Joe Biden doit renoncer et repenser à sa campagne lancée le 6 janvier. Elle est similaire à  celle de 2020. Il est reparti sur les thèmes de défense de la démocratie en dénonçant le danger que représenterait Donald Trump, en expliquant qu’il pourrait créer à nouveau une situation de chaos avec une insurrection. Or, rien ne prouve que ce scénario va se reproduire. Tout prouve même le contraire puisque le Congrès a même fait passer une loi pour changer les règles au niveau de la certification des résultats des élections. De ce côté-là, Trump n'a plus de leviers. Les Américains ne sont plus sensibles à cette question. Joe Biden a donc intérêt à faire de la politique, à expliquer par exemple que sur l'immigration Trump a fait beaucoup de promesses mais qu'il a été incapable de les tenir, à commencer par la plus connue, celle du mur qui n'a jamais été achevé. Ce mur devait être payé par le Mexique et le Mexique n'a pas déboursé le moindre dollar sur cette question-là. Concernant la lutte contre les cartels et les gangs qui apportent de la drogue aux Etats-Unis et qui ont contribué à une flambée d'overdoses avec le fentanyl, les chiffres ne plaident pas en faveur de Donald Trump. Sous sa présidence, il y a eu 50.000 overdoses la première année, 70.000 la deuxième, 90.000 la troisième et 120.000 la quatrième. Donald Trump ne peut pas expliquer qu'il a la solution sur cette crise. 

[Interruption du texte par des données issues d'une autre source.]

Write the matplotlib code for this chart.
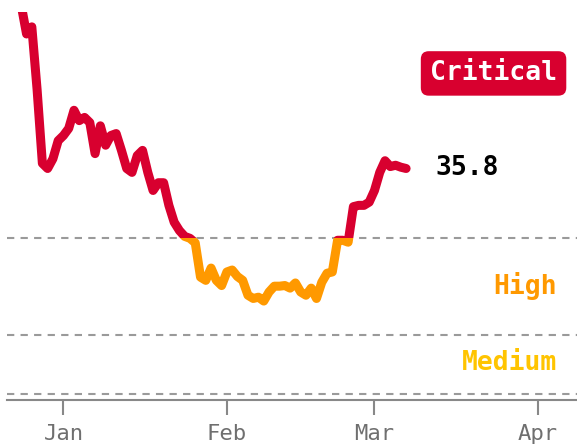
import pandas as pd
import matplotlib.pyplot as plt
import matplotlib.dates as mdates
from matplotlib.patches import Rectangle

# daily values
start_date = '2022-12-24'
values = [61.0, 56.6, 57.7, 48.0, 36.6, 35.8, 37.3, 40.1,
          40.9, 42.0, 44.8, 43.2, 43.7, 42.9, 38.1, 42.4, 39.4, 40.9,
          41.2, 38.6, 35.8, 35.2, 37.8, 38.6, 35.2, 32.4, 33.6, 33.6,
          30.1, 27.5, 26.2, 25.3, 25.0, 24.3, 19.0, 18.5, 20.4, 18.5,
          17.7, 19.8, 20.1, 19.1, 18.5, 16.2, 15.7, 15.9, 15.3, 16.7,
          17.6, 17.6, 17.7, 17.3, 18.1, 16.7, 16.2, 17.3, 15.7, 18.2,
          19.6, 19.8, 24.7, 24.7, 24.4, 29.9, 30.1, 30.1, 30.6, 32.4,
          35.2, 37.0, 36.1, 36.3, 36.0, 35.8]
dates = pd.date_range(start_date, periods=len(values), freq='D')

thresholds = [25, 10, 1]
level_names = ['Critical', 'High', 'Medium']
level_colors = ['#d8002f', '#ff9900', '#ffc400']
tick_dates = ['2023-01-01', '2023-02-01', '2023-03-01', '2023-04-01']
tick_labels = ['Jan', 'Feb', 'Mar', 'Apr']

plt.rcParams['font.family'] = 'DejaVu Sans Mono'

fig = plt.figure(figsize=(5.77, 4.47), dpi=100)
ax = fig.add_axes([7 / 577, 47 / 447, 570 / 577, 388 / 447])
ax.set_xlim(pd.Timestamp('2022-12-21 07:00'), pd.Timestamp('2023-04-08 10:00'))
ax.set_ylim(0, 60)

# threshold lines
for t in thresholds:
    ax.axhline(t, color='#9a9a9a', lw=1.5, dashes=(3.5, 3), zorder=1)

# line coloured by level: clip each copy to its band
bands = [(thresholds[0], 60), (thresholds[1], thresholds[0])]
for (lo, hi), c in zip(bands, level_colors):
    line, = ax.plot(dates, values, color=c, lw=6.5, solid_joinstyle='round',
                    solid_capstyle='round', zorder=3)
    rect = Rectangle((mdates.date2num(dates[0]) - 50, lo), 500, hi - lo,
                     transform=ax.transData, visible=False)
    ax.add_patch(rect)
    line.set_clip_path(rect)

# level labels
ax.text(0.965, 50.5, level_names[0], transform=ax.get_yaxis_transform(),
        ha='right', va='center', color='white', fontsize=19, fontweight='bold',
        bbox=dict(boxstyle='round,pad=0.35,rounding_size=0.3', fc=level_colors[0], ec='none'))
ax.text(0.965, 17.7, level_names[1], transform=ax.get_yaxis_transform(),
        ha='right', va='center', color=level_colors[1], fontsize=19, fontweight='bold')
ax.text(0.965, 5.7, level_names[2], transform=ax.get_yaxis_transform(),
        ha='right', va='center', color=level_colors[2], fontsize=19, fontweight='bold')

# last value
ax.annotate(f'{values[-1]:.1f}', xy=(dates[-1], values[-1]), xytext=(21, 0),
            textcoords='offset points', ha='left', va='center',
            fontsize=19, fontweight='bold', color='black')

for s in ['top', 'left', 'right']:
    ax.spines[s].set_visible(False)
ax.spines['bottom'].set_color('#888888')
ax.spines['bottom'].set_linewidth(1.5)
ax.set_yticks([])
ax.set_xticks(pd.to_datetime(tick_dates))
ax.set_xticklabels(tick_labels)
ax.tick_params(axis='x', length=11, width=1.5, color='#888888',
               labelcolor='#6f6f6f', labelsize=16, pad=6)

plt.savefig('out.png', dpi=100)
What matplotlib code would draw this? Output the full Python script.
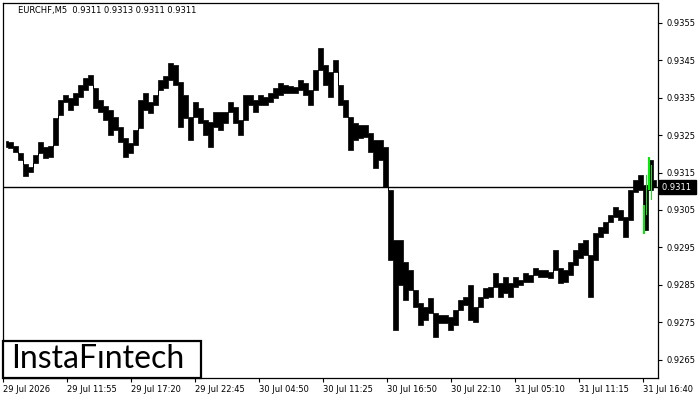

Donald Trump s’était aussi engagé à ce qu'une usine Ford qui devait se construire au début de sa présidence ne serait pas implantée au Mexique, sinon des taxes de 40 % seraient appliquées sur chaque voiture qui sortirait des usines Ford. L'usine s'est construite au Mexique et il n'y a pas eu 40 % de taxes puisque cela concernait des voitures américaines. 

Quand les candidats veulent défendre leur bilan, il est important de bien mener sa campagne. C’est ce genre de campagne qu’attendent les Américains. Ils ont besoin d'avoir un comparatif entre les bilans des candidats afin de pouvoir peser le pour et le contre et pour faire leur choix lors de l’élection en novembre.